Marc Muniesa: #5. He was caught out a couple of times by his own positioning and he almost cost us a goal with a poor outlet ball (and really, a poor decision to attempt that side pass) that was intercepted. For a kid that I’ve seen good things from in the past (his appearance with the first team counts as that and a couple of his B matches last year), I was surprised to see him be a little flat-footed. He’ll grow into it and, really, defenders usually take a bit longer than Pique to come to mature (in one very strict sense of the word, of course).
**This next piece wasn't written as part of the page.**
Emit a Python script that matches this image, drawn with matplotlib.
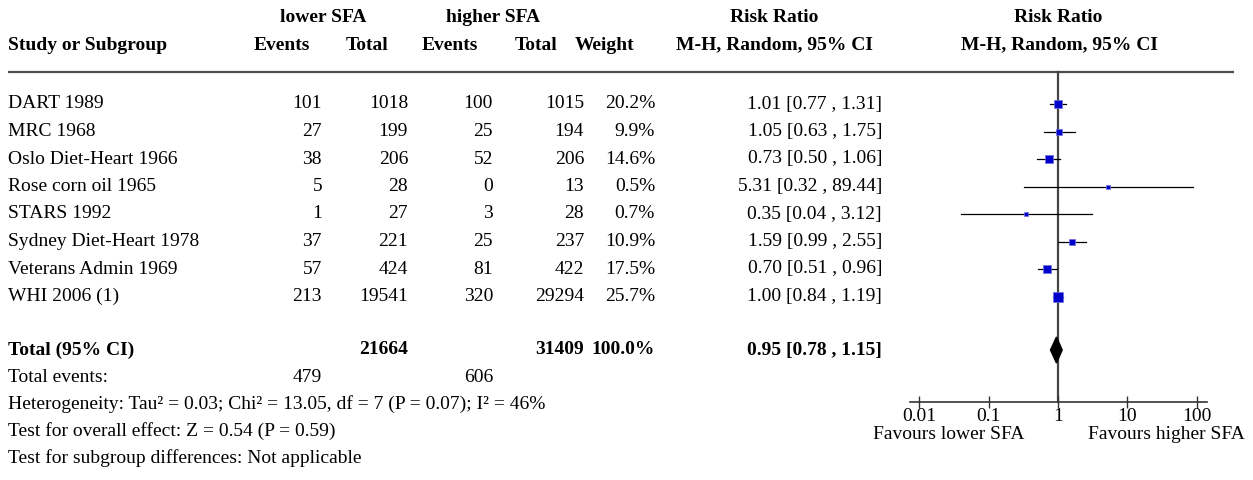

Albert Dalmau: #12. I thought I’d notice Dalmau a lot more than I did. It might be a function of having just spent an entire World Cup focusing on wingbacks that made me not notice him so much or it may be that I was just too focused on our left wing and watching Adriano to take notice of his solid play. He was burned a couple of times by Luton Shelton, but Guardiola did leave him a bit stranded out there with his formation and expected him to forward constantly, which he did until Bojan Zajić came on and necessitated a slight change in the approach. So perhaps he actually did really well, but I didn’t notice it.
There’s a lot more to discuss, but that’s my brief take on things.